Stop following the rules

Some of the worst advice that we have all received is “follow the rules.”

Many people, like our parents, told it to us in good faith; if you follow the rules and do your job, good things will happen and you will stay safe.

It is, after all, the same advice they received from their parents; it is treated as a universal truth.

The problem is that rules are inherently designed to keep things exactly the way they are.

After all, rules were created by people who hold the power, and people who hold the power want things to stay the same so that they hold on to power.

Want to make a change in the world?

Stop following the damn rules.

We are conditioned through nearly every social construct to follow the rules set before us and never question them – education, religion, sports, games, they all require people to accept and follow a set of rules.

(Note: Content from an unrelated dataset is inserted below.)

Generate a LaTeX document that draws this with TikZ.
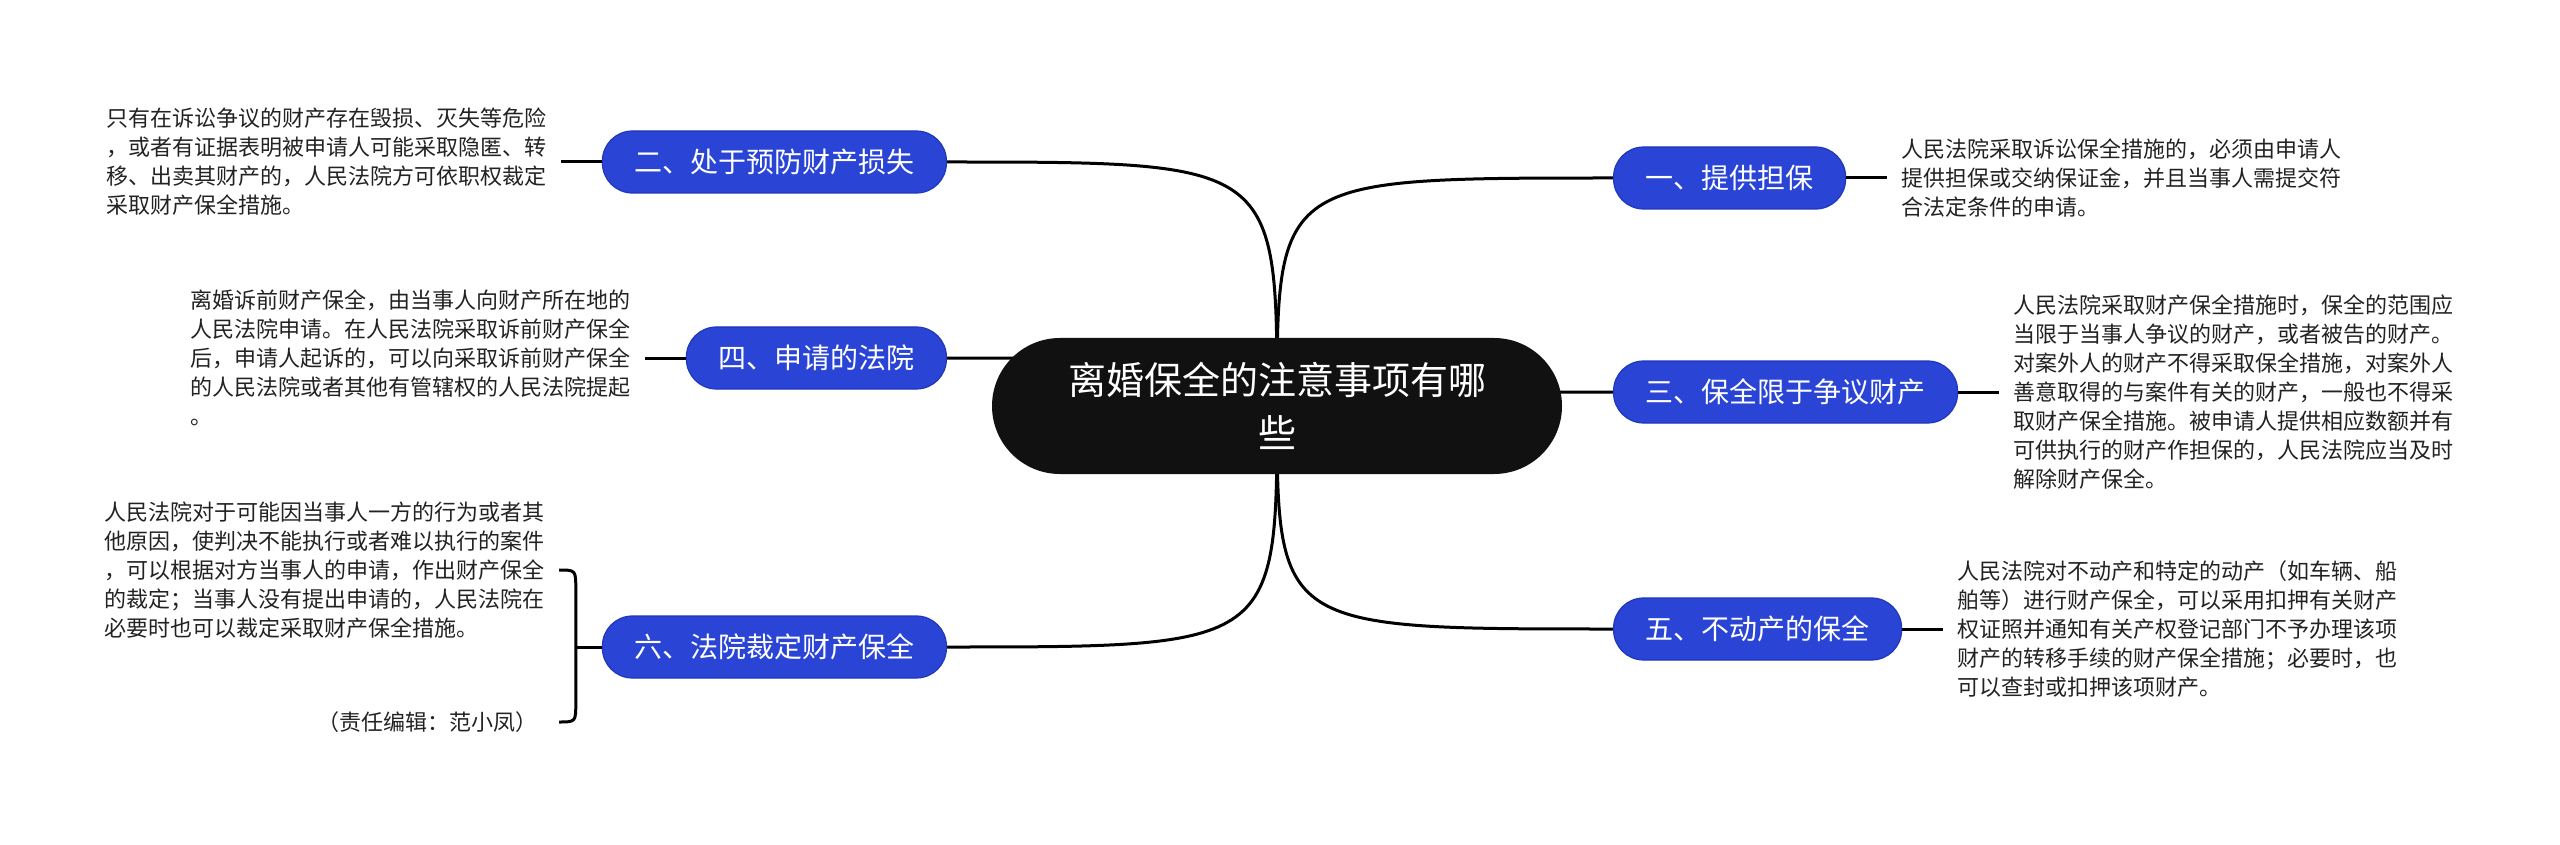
\documentclass[tikz,border=0pt]{standalone}
\usepackage{fontspec}
\setmainfont{Noto Sans CJK SC}
\usetikzlibrary{positioning, calc, backgrounds}
\definecolor{cblue}{HTML}{2A45D6}
\definecolor{cblueline}{HTML}{1F37B8}
\definecolor{cblack}{HTML}{111111}
\definecolor{ctext}{HTML}{222222}
\tikzset{
  every picture/.style={line width=1.5pt},
  root/.style={fill=cblack, text=white, rounded corners=34pt, minimum width=285pt, minimum height=68pt, align=center, font=\fontsize{19}{26.5}\selectfont},
  topic/.style={fill=cblue, draw=cblueline, line width=0.6pt, text=white, rounded corners=15pt, minimum height=31pt, inner xsep=16pt, font=\fontsize{14}{16}\selectfont},
  note/.style={text=ctext, align=left, inner sep=6.5pt, font=\fontsize{11}{14.5}\selectfont},
  link/.style={draw=black, line width=1.5pt},
}

\begin{document}
\begin{tikzpicture}[x=0.5pt, y=-0.5pt]
  \useasboundingbox (0,0) rectangle (2560,845);
  \node[root] (root) at (1277,406) {离婚保全的注意事项有哪\\些};
  % right branches
  \node[topic, anchor=west] (n1) at (1613,178) {一、提供担保};
  \node[topic, anchor=west] (n3) at (1613,392) {三、保全限于争议财产};
  \node[topic, anchor=west] (n5) at (1613,629) {五、不动产的保全};
  \node[note, right=20.5pt of n1] (t1) {人民法院采取诉讼保全措施的，必须由申请人\\提供担保或交纳保证金，并且当事人需提交符\\合法定条件的申请。};
  \node[note, right=20.5pt of n3] (t3) {人民法院采取财产保全措施时，保全的范围应\\当限于当事人争议的财产，或者被告的财产。\\对案外人的财产不得采取保全措施，对案外人\\善意取得的与案件有关的财产，一般也不得采\\取财产保全措施。被申请人提供相应数额并有\\可供执行的财产作担保的，人民法院应当及时\\解除财产保全。};
  \node[note, right=20.5pt of n5] (t5) {人民法院对不动产和特定的动产（如车辆、船\\舶等）进行财产保全，可以采用扣押有关财产\\权证照并通知有关产权登记部门不予办理该项\\财产的转移手续的财产保全措施；必要时，也\\可以查封或扣押该项财产。};
  % left branches
  \node[topic, anchor=east] (n2) at (947,162) {二、处于预防财产损失};
  \node[topic, anchor=east] (n4) at (947,358) {四、申请的法院};
  \node[topic, anchor=east] (n6) at (947,647) {六、法院裁定财产保全};
  \node[note, left=20.5pt of n2] (t2) {只有在诉讼争议的财产存在毁损、灭失等危险\\，或者有证据表明被申请人可能采取隐匿、转\\移、出卖其财产的，人民法院方可依职权裁定\\采取财产保全措施。};
  \node[note, left=20.5pt of n4] (t4) {离婚诉前财产保全，由当事人向财产所在地的\\人民法院申请。在人民法院采取诉前财产保全\\后，申请人起诉的，可以向采取诉前财产保全\\的人民法院或者其他有管辖权的人民法院提起\\。};
  \node[note, anchor=east] (t6) at (559,570) {人民法院对于可能因当事人一方的行为或者其\\他原因，使判决不能执行或者难以执行的案件\\，可以根据对方当事人的申请，作出财产保全\\的裁定；当事人没有提出申请的，人民法院在\\必要时也可以裁定采取财产保全措施。};
  \node[note, anchor=east, inner xsep=10pt] (e6) at (559,722) {（责任编辑：范小凤）};
  \coordinate (br) at ($(n6.west)+(-26,0)$);
  \begin{scope}[on background layer]
    \foreach \c/\a in {n1/west, n3/west, n5/west, n2/east, n4/east, n6/east}
      \draw[link] (root.center) .. controls (root.center |- \c.\a) .. (\c.\a);
  \end{scope}
  \foreach \c/\t in {n1/t1, n3/t3, n5/t5}
    \draw[link] (\c.east) -- (\t.west);
  \foreach \c/\t in {n2/t2, n4/t4}
    \draw[link] (\c.west) -- (\t.east);
  % brace for the last branch
  \draw[link] (t6.east) .. controls (t6.east -| br) .. ($(t6.east -| br)+(0,20)$)
    -- ($(e6.east -| br)+(0,-20)$) .. controls (e6.east -| br) .. (e6.east);
  \draw[link] (br) -- (n6.west);
\end{tikzpicture}
\end{document}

Rules are written specifically to ensure that there is some semblance of order and predictability, because as long as there is order and predictability, there is stability, and as long as there is stability, the people at the top stay at the top.

Rules exist to prevent anyone or anything from significantly impacting the status quo.

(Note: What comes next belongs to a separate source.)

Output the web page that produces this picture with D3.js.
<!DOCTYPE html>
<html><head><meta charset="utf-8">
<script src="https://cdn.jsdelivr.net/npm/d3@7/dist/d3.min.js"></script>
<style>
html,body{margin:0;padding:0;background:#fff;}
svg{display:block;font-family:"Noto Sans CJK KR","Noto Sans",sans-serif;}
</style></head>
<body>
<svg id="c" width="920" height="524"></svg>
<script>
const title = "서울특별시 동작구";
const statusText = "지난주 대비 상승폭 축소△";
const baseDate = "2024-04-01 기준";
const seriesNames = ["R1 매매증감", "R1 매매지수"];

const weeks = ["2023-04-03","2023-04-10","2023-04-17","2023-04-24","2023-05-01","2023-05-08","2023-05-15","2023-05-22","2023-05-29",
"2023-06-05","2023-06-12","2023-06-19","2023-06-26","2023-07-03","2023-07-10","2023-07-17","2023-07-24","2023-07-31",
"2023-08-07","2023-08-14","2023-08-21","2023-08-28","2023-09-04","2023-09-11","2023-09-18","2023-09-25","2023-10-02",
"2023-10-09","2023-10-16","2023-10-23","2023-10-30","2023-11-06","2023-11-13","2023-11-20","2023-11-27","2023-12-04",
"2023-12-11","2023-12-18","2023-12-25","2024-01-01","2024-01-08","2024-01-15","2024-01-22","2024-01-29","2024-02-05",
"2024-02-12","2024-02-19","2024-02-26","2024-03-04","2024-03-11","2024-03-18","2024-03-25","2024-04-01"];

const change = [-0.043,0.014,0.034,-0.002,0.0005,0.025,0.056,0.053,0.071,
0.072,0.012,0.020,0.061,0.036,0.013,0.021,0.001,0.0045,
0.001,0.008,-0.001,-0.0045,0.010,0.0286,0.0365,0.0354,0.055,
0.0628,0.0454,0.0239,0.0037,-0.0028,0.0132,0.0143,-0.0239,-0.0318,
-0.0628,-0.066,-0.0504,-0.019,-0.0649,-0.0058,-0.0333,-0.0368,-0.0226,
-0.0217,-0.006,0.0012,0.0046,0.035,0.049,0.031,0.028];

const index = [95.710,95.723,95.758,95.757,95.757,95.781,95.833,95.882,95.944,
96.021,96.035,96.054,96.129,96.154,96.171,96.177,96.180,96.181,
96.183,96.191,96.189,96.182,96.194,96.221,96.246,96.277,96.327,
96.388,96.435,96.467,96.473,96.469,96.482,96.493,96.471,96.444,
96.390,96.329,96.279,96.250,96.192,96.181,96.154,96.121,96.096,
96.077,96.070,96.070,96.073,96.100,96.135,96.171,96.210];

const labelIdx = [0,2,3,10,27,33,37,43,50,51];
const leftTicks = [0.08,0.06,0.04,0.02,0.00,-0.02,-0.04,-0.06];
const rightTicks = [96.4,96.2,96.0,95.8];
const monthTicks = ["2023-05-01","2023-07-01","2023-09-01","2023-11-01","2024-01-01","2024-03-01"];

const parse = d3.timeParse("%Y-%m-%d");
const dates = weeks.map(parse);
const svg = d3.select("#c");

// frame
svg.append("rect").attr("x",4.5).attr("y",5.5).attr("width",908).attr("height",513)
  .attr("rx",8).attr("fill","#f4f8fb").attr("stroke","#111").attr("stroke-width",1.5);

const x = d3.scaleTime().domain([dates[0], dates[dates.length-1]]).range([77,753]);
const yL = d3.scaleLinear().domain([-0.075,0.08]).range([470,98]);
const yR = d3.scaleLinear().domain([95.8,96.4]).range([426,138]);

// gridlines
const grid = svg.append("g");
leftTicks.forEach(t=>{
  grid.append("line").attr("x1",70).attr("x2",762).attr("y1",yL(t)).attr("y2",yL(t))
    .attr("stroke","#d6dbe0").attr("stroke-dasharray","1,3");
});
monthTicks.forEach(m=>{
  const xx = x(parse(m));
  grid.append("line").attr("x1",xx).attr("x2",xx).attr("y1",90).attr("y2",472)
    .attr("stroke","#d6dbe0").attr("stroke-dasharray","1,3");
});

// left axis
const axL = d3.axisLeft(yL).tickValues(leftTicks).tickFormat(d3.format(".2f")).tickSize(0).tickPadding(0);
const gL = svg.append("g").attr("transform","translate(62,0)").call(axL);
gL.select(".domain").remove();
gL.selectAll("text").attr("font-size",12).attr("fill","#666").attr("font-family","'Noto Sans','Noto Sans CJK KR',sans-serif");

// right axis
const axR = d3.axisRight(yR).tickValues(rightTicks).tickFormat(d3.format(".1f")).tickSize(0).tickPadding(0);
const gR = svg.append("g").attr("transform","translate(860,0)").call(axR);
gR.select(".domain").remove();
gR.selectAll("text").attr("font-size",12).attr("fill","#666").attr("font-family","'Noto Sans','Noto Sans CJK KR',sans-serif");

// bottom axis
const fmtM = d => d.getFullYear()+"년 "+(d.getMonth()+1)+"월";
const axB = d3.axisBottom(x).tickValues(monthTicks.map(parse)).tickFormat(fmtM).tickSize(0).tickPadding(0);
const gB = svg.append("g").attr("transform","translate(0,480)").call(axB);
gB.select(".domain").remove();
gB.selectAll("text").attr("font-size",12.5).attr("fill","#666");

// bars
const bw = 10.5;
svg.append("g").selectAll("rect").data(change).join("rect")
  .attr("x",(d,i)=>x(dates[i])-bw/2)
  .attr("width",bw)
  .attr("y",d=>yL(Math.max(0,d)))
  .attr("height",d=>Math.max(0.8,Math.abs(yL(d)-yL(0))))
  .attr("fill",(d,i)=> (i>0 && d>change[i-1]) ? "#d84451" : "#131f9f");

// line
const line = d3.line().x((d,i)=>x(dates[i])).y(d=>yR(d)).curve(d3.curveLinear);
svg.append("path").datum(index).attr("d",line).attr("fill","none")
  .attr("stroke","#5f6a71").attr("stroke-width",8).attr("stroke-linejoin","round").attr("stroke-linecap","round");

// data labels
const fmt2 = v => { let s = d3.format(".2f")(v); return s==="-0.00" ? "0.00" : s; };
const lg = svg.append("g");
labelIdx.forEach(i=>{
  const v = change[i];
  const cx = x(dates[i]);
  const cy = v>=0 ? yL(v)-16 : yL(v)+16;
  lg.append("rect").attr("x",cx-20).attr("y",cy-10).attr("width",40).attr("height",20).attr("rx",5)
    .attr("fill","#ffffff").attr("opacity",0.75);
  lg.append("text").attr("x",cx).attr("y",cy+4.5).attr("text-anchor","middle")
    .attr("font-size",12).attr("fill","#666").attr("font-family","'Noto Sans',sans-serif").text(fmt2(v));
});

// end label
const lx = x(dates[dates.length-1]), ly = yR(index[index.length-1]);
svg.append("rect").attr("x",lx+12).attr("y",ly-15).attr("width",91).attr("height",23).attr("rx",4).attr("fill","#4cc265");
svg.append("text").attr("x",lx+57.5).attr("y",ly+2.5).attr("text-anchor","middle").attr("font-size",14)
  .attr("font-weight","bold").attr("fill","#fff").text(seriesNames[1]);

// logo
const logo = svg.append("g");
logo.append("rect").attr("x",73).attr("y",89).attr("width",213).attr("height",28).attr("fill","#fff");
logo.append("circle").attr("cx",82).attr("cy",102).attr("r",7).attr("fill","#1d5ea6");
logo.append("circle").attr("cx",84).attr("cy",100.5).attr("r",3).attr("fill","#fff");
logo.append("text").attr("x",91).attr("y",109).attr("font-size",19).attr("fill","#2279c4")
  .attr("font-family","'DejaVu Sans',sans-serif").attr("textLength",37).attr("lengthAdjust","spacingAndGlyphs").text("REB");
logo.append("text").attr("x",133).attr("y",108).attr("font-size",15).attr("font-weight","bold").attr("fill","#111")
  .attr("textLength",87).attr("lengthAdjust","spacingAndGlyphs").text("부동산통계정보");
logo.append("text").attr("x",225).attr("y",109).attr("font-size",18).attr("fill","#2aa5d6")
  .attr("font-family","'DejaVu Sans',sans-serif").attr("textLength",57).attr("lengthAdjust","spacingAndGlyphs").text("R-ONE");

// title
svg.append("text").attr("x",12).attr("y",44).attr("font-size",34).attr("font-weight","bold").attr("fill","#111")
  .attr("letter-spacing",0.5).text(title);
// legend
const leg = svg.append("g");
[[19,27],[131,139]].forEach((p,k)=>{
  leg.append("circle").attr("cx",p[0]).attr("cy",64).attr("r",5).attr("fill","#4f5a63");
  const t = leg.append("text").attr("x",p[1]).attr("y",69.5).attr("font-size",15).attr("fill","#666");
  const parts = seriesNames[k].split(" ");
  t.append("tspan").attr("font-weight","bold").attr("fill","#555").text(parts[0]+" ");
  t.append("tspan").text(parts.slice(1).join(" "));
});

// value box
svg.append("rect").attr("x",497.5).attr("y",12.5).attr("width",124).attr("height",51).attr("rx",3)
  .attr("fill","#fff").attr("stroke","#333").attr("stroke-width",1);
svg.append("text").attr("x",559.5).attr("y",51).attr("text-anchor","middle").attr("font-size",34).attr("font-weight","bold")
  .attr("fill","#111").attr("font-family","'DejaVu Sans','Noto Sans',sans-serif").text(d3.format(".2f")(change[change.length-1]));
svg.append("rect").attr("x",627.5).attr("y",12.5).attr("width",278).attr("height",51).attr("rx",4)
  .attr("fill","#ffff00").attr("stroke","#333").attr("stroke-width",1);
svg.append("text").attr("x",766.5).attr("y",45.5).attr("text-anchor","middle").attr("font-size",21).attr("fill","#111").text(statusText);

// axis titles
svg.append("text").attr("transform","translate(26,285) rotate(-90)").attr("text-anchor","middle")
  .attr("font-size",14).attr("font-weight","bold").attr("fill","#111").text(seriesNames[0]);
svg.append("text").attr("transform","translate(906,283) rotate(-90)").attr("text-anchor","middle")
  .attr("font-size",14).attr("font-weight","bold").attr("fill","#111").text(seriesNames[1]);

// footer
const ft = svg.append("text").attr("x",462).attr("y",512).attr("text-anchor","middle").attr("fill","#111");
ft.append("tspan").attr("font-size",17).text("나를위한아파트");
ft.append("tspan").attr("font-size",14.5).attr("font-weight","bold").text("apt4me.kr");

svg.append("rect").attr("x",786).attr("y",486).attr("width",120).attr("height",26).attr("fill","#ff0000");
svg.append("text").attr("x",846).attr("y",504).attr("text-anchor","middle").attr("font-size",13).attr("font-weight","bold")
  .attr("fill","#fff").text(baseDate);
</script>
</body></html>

Tired of the way our political system mistreats and ignores so many of the people it is supposed to represent?

Following the “rules” of our political system is only going to perpetuate the problem.

Want to see more wealth in the hands of the lower and middle classes?

The economic and business rules that we blindly follow are set up to benefit the people at the top (i.e. the people who made the rules), not at the bottom.

Fed up with the political and sociological response to climate change and the general lack of urgency on the issue from anyone with any sort of power to make a difference?

The rules of polite society will never allow a forceful response to the climate crisis so long as we play by those rules.

Letter writing, attending protests, writing posts on social media, all of these actions play within the rules of our existing political system and will not change a thing.

No one who has ever instituted large-scale change did so by playing according to the rules of the existing power base.

I am not advocating breaking the law; there is a huge difference between breaking the law and breaking the social rules that are neither enforced nor implemented except through social norms.

But if you are dissatisfied with the status quo and want to see an improvement, then it’s time to throw out the rule book and play a different game altogether.